If Softpress were to release the Freeway X (like Final Cut Pro X) version of Freeway at some point soon, how loud and angry would the reply be from the experienced users? Recall when Final Cut X came out, and how the press was full of angry cries from experienced editors of “That’s it, I’m going to use Premiere”. That was an example of an application that had a lot of deep features, and the new version had maybe 50% of those features, if I’m charitable, and a workflow that was as “un-Pro” as iMovie. The pros, who had spent years understanding the mindset and workflow of the old application, were suddenly newbies again. At the same time, Final Cut X was a re-set of the whole underlying application, and it paved the way for even more productivity, and better results in less time, if you were willing to re-learn how it wanted you to think.

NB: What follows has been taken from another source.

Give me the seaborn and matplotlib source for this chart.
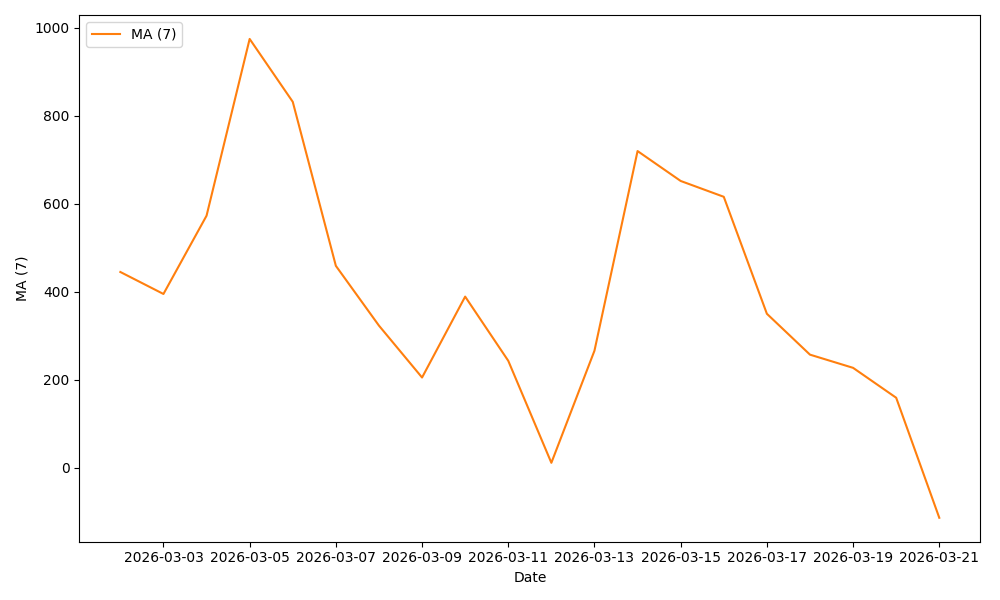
import pandas as pd
import matplotlib
matplotlib.use("Agg")
import matplotlib.pyplot as plt
import seaborn as sns

# MA (7) values
dates = pd.date_range("2026-03-02", "2026-03-21", freq="D")
ma7 = [445, 395, 573, 975, 832, 459, 323, 205, 389, 243,
       11, 266, 720, 652, 616, 350, 257, 227, 159, -114]

df = pd.DataFrame({"Date": dates, "MA (7)": ma7})

fig, ax = plt.subplots(figsize=(10, 6), dpi=100)
sns.lineplot(data=df, x="Date", y="MA (7)", color="#ff7f0e", label="MA (7)", ax=ax)
ax.legend(loc="upper left")
ax.set_xlabel("Date")
ax.set_ylabel("MA (7)")
plt.tight_layout()
plt.savefig("out.png")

This is going to be a difficult balancing act for Softpress. They will need the new version to tick off enough boxes for the experienced developers, and to have enough of the magic that Freeway has always delivered so that new users are intrigued and curious enough to try it. But they don’t have to deliver the same application in new clothes, and they don’t have the time to do that even if they wanted to. If they stay close to what the Cocoa frameworks can deliver, and leverage the core OS features in the various *-Kit libraries, they may be able to build 50-70% of Freeway as we know it with a shocking paucity of new code. And that could give them a foundation to build upon, as long as they give it enough Wow to sustain a re-birth.
Walter
On Jan 19, 2018, at 5:58 AM, Ashley via freewaytalk email@hidden wrote:
Blocs is a one man team and he pushes out updates on a very regular basis with identified bugs usually being fixed in the space of a week. It’s not perfect, but I have faith in the general direction of travel.
I don’t know how long it took him though before version 1 of Blocs was released and Softpress has to deal with the baggage of expectation from previous customers, who will expect any new product to fly out the gate as a world beater. They could be waiting for a very long time.